> “It confusingly claims their program ‘ensures researchers are compensated and publicly acknowledged’ in a statement answering a researcher who says he got neither,”
Well said.
Feeling consequences are how they are kept in line. Maybe next time they will think twice before (allegedly) treating a person like they did here, as well as the creative reasoning I recall them using in the past to reduce payouts.
That said, I feel bad for the inevitable victims of exploitation and also I am certain he will end up criminalized or as per usual the law will enforce a large corps will against him.
Yes. Definitely a Friday night after a hard week take.
The denial of Microsoft is just as harmful as the exploits of these flaws.
But nobody can buy PUTs at 2am on a saturday morning? You should buy PUTs on a friday before close then dump the exploits no?
so far as i can tell yellowkey is problematic, as the exploit takes advantage of a backdoor that ms needs, to "manage" your computer.
only recently has a OOB mitigation been offered
https://www.techspot.com/news/112410-security-researcher-mic...
It does look like an intentional backdoor. The way ms is responding to it is even more suspicious.
Pretty funny since this defeats security on most corporate laptops, so impact is huge. You'd expect them to treat the reporter better and fix the issue fast...
I'm curious why they put it in, I'm not sure I understand the 'to "manage" your computer' note.
Microsoft should have no reason to put something like this in. So either they were forced or they had some engineers that did this on their own without any oversight.
The attack works by having an NTFS log get replayed against another partition than the one the log is stored on.
Sending the right signals to unlock Bitlocker in TPM-only mode is a necessity for recovery operations. Managing to replace the executable launched post verification is a plausible attack vector.
The weird thing is why it's possible to put the corrupting transactions on a different disk than the one being updated.
In theory I think it would be possible that it's a combination of "all recovery partitions share the same FS identifier and are verified before transaction playback" (it is a pre-packaged WIM file after all) and "the transaction log stores the FS identifier of the partition the changes are meant for", but in my opinion the latter part is a very weird architecture to choose.
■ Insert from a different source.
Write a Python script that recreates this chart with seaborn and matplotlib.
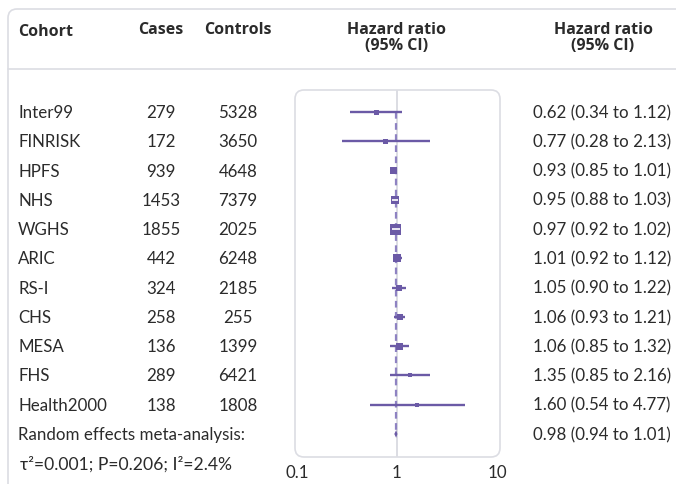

If this is a backdoor, I appreciate how clever they were hiding it. If this is a bug, the person who discovered it probably has a whole lot more ready to publish.
i dont know how much fiddling around you may have done to make a win11 install local and secure, but but if you dont get it right the first time, most often the next update will involve re-installation of bloatkrapp.
the in house usage is apparently to allow bypass of bitlocker by the winRE recovery environment.
this has been exploited for some time already, allowing malicious uses of trustedinstaller ACL.
ive had to deal with persistent installs using exactly this route, and a really nasty one will brick your machine if you dont knock out its components in proper sequence pwning the trusted installer account, and disabling the viral recovery mechanism.
source:
the concept is to shield the TPM its bus, and any keys whith the CPU chip.
https://pulsesecurity.co.nz/articles/TPM-sniffing
The best way would be to arguably keep the key completely off the TPM and use remote attestation. There's some preboot products out there like WinMagic SecureDoc* that use a little Linux partition, spin up just enough to get a network connection up to a remote server, provide authentication services, and then send the Bitlocker key down, unlock the partition, and chainload onwards to Windows.
* I acquired an enterprise device on eBay and was VERY surprised to find this product on it as the preboot protector. Zero way to crack in from my end, so I applaud it. There's even some MFA solutions they offer around this! https://winmagic.com/en/solutions/mfa-windows-login/
Maybe Microsoft should spend less energy threatening researchers and more on not shipping the slop code in the first place.
Precisely. /Your/ customers. I have no obligation to them and you profit handsomely from them. I'm not sure you can use "opposition" as a strategy to ameliorate your own negligence followed by inaction.
GitHub bans security researcher who posted zero-day Windows exploits
I hope the promise of a July 14th threat goes as planned. They need to hurt. And everyone needs to see the risks they are taking by using their products.
Microsoft is making all indications that it is behaving like a colossal dick. It’s not a good look. As always: if you find yourself in a deep hole, stop digging.
Usually, when an individual is that upset, the group or corporation is wrong and tries to shape public perception by lying.
Since when is publishing zero days a crime anyway? Shame on Microslop for these intimidation tactics. The real crime is vibe coding operating systems.
You can create a key or similar attribute which has an unlock policy based on those PCR values. If you play back the log of PCR write events from first principles (the log can be captured for debug purposes), you'll put the TPM into the same state and should be able to use anything protected by the respective policy.
For attestation, I presume you're thinking about sending an attested PCR quote - in that case, the TPM uses a non-extractable key to sign the current PCR states. As you can put the PCRs into the "correct" state, you'd be able to get a signed attestation the system is in that state.